Remember the crisis that was going to occur with of the end of net neutrality?
When the left predicts disaster and it doesn’t happen, there’s no accountability. Down the rabbit hole it goes, and on to the next prediction. What matters is the temporary buzz of alarm that gets the juices flowing;
A year ago, “net neutrality” zealots warned that its repeal would spell doom for a “free and open” internet. They could not have been more wrong…
Repealing “net neutrality” regulations “would be the final pillow in (the internet’s) face,” said The New York Times. The ACLU said it “risks erosion of the biggest free-speech platform the world has ever known.” CNET declared that “net neutrality repeal means your internet may never be the same.” CNN labeled repeal the “end of the internet as we know it.”
One of the Democratic commissioners on the FCC claimed that repealing “net neutrality” would “green light to our nation’s largest broadband providers to engage in anti-consumer practices, including blocking, slowing down traffic, and paid prioritization of online applications and services.”
What do we hear now? The sound of crickets chirping rather than the mea culpas we should be hearing.
It reminds me of psychics whose track record for predicting events is close to zero but it doesn’t seem to hurt their following. People tend to remember the few times prognosticators are right rather than the many times they’re wrong. People tend to focus on the concerns (and the stoked-up fears) of the moment.
Not only were the predictions of internet doom wrong, they were the opposite of what actually happened:
In fact, average internet speeds climbed by roughly a third last year. The number of homes with access to fiber internet jumped 23% last year, according to the Fiber Broadband Association.
Oh, and “net neutrality” was a nonissue in the Democratic midterm campaigns. One party official said that Dems didn’t campaign on it because: “It’s not something that people bring up in their top list of concerns.”
And no Democrat was going to remind them of it.
Net Neutrality would have killed me but I was already dead from Trump’s tax cuts. ~WTTE seen on Insty earlier
Accountability? For Democratic campaign slogans? Oh how precious!

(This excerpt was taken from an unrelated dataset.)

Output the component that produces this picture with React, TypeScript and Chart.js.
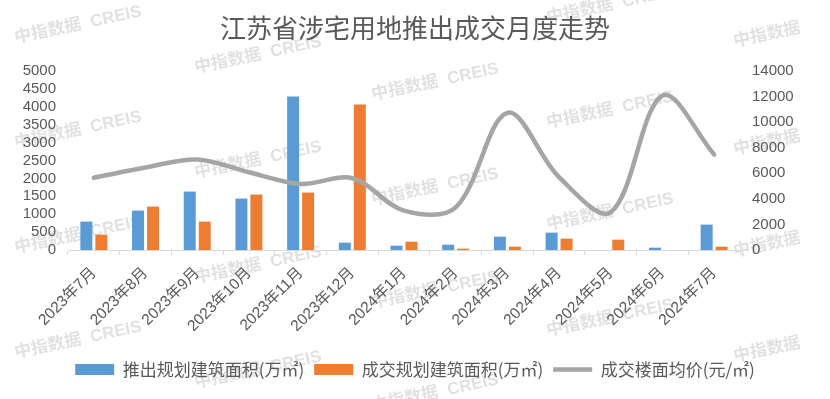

The real reason speeds went up was that so many users were killed by the repeal.
The global warming crisis killed us all decades ago.
Liars lie. That’s who they are. That’s what they do. Even about their lies; they lie.
And in more Breaking NEWS: Water is wet.
Eventually…there’s going to be a comeuppance and the left ain’t gonna like it.
I don’t read any news without asking myself “who wants me to believe this and why might they want that”?
I died in 1980 when Reagan was elected, my dog died too and remains dead. I was reborn by election of that guy from Arkansas and his wife, the smartest woman in all of history.
Ok…parker, you owe me a new keyboard…coffee bloody everywhere…
Generalissimo Francisco Franco is still dead.
I recall predictions about a year ago that broadband providers would wait for legal challenges play out before making drastic changes.
See here:
https://www.wired.com/story/heres-how-the-end-of-net-neutrality-will-change-the-internet/
Net Neutrality was Obamacare for high-bandwidth service providers and their consumers.
The global warming crisis killed us all decades ago.
The consensus foretells this will be repeated over decades. All of the hypotheses cannot, on average, be wrong.
“What do we hear now? The sound of crickets chirping rather than the mea culpas we should be hearing.
…
Not only were the predictions of internet doom wrong, they were the opposite of what actually happened:” – Neo
* * *
Gee, what a surprise.
Manju is right about many businesses waiting to see how things shake out for the final verdict, but that doesn’t change the fact that the Democrats hyped a minor economic & technical issue into Doomsday on Steroids — again.
And they wonder why people cheer when Trump castigates the Fake News.
I’m going with this warning, for all media and factions:
Frederick on January 8, 2019 at 3:26 pm at 3:26 pm said:
I don’t read any news without asking myself “who wants me to believe this and why might they want that”?